→ **MATERIALS PROVIDED**:
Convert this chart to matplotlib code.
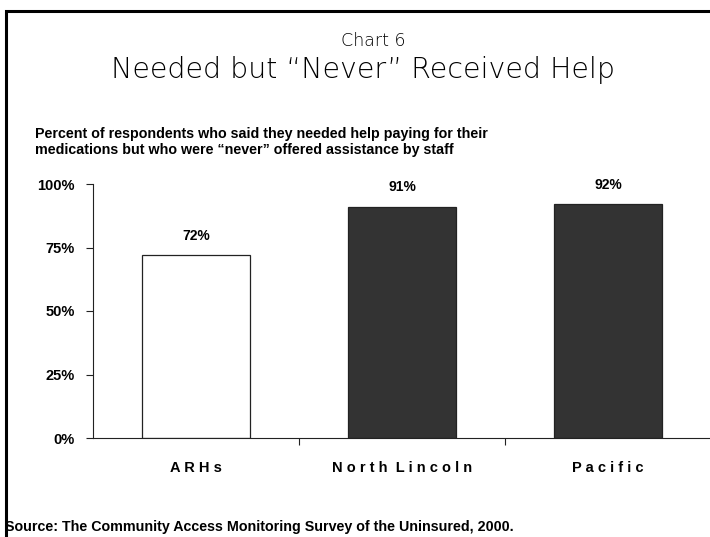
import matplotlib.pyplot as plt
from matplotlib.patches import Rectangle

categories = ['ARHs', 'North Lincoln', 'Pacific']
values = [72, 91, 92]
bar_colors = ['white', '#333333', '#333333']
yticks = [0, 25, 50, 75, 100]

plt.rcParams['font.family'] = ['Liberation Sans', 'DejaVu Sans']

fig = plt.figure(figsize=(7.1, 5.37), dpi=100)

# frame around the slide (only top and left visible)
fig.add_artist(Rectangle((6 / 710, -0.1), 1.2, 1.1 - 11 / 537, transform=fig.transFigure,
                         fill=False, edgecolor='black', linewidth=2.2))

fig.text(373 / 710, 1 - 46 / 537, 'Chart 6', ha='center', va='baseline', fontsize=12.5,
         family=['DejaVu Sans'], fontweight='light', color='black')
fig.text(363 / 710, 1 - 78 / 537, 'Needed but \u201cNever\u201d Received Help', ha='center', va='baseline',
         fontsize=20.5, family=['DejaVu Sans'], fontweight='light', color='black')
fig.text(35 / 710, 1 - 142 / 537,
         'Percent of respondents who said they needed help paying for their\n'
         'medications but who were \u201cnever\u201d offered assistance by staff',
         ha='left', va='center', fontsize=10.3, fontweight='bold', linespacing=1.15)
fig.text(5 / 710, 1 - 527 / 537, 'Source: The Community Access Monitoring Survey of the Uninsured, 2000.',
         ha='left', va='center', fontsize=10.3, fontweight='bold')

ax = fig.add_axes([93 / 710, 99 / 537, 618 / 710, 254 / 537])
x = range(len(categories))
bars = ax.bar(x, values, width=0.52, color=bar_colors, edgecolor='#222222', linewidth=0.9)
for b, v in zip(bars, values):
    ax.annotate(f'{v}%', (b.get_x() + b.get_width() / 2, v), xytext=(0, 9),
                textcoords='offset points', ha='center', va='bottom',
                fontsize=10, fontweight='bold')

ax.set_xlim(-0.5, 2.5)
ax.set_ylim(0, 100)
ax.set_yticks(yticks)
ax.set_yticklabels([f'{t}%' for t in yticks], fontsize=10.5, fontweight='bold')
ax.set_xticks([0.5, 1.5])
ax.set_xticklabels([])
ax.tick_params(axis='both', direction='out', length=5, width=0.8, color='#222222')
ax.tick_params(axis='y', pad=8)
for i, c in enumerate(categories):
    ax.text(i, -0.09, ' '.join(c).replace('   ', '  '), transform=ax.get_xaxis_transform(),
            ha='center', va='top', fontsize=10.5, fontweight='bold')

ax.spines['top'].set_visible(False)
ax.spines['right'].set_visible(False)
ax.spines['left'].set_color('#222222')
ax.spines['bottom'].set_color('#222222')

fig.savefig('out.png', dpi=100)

--

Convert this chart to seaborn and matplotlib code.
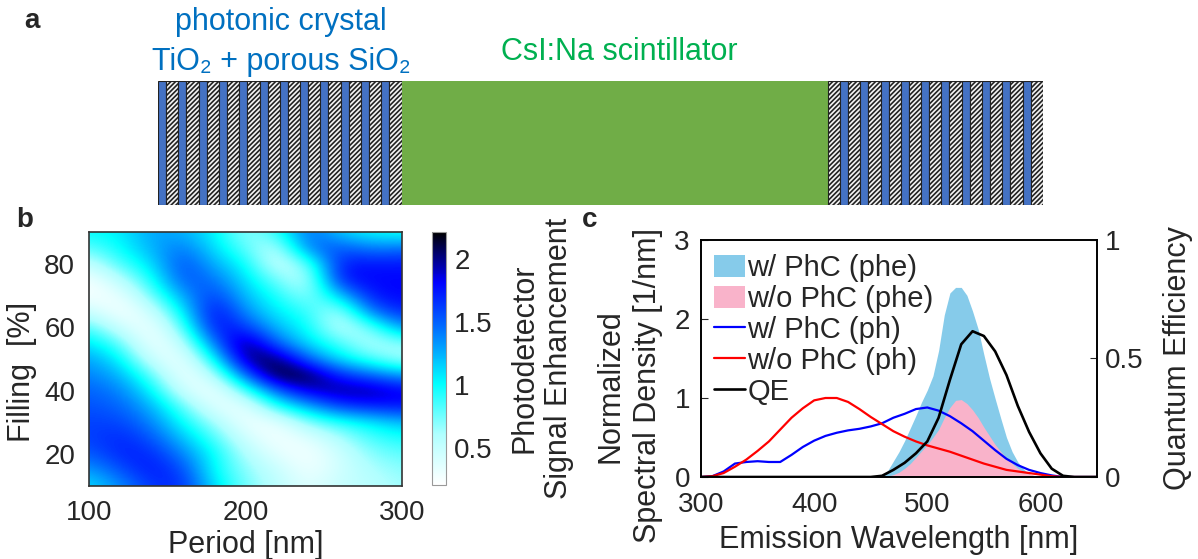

--

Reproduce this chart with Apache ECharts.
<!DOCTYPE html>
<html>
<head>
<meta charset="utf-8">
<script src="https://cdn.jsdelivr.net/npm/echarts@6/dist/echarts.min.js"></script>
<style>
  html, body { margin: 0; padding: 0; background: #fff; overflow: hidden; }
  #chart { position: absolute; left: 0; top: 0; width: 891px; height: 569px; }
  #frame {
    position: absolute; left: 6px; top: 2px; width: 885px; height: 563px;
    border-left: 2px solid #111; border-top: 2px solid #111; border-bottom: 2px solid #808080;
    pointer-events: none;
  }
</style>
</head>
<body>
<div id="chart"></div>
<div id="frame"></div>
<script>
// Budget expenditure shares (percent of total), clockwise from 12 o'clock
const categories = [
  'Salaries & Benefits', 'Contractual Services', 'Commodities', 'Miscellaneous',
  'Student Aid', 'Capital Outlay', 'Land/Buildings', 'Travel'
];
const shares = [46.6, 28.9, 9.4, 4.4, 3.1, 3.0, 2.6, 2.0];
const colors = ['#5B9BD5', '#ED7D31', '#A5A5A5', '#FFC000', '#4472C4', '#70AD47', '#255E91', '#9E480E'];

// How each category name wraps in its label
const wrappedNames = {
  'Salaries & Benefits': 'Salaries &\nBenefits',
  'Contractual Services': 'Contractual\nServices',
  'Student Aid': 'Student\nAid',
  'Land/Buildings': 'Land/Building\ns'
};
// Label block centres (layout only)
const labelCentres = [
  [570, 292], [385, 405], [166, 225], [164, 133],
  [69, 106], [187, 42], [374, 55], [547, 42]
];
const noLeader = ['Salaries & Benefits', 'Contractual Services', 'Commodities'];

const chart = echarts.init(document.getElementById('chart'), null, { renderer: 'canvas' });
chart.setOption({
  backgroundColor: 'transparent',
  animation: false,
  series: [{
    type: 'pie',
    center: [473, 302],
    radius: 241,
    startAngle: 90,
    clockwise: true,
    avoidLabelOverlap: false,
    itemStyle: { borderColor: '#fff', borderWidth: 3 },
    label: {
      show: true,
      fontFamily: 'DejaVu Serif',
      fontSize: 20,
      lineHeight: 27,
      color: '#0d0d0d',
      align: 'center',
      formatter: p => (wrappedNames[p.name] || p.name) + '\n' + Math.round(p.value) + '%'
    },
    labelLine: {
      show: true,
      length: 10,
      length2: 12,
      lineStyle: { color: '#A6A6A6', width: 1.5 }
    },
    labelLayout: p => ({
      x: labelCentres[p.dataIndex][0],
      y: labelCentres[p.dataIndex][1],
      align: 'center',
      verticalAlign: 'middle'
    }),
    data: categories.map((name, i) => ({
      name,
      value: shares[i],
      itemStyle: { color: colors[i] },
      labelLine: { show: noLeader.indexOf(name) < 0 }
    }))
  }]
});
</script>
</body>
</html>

→ **WHAT IS REQUIRED**: Only the lines between the line with "Convert this chart to matplotlib code." and the line with "fill=False, edgecolor='black', linewidth=2.2))", inclusive, should be reproduced, exactly as written and without pictures.

→ **FINISHED TASK**:
Convert this chart to matplotlib code.
import matplotlib.pyplot as plt
from matplotlib.patches import Rectangle

categories = ['ARHs', 'North Lincoln', 'Pacific']
values = [72, 91, 92]
bar_colors = ['white', '#333333', '#333333']
yticks = [0, 25, 50, 75, 100]

plt.rcParams['font.family'] = ['Liberation Sans', 'DejaVu Sans']

fig = plt.figure(figsize=(7.1, 5.37), dpi=100)

# frame around the slide (only top and left visible)
fig.add_artist(Rectangle((6 / 710, -0.1), 1.2, 1.1 - 11 / 537, transform=fig.transFigure,
                         fill=False, edgecolor='black', linewidth=2.2))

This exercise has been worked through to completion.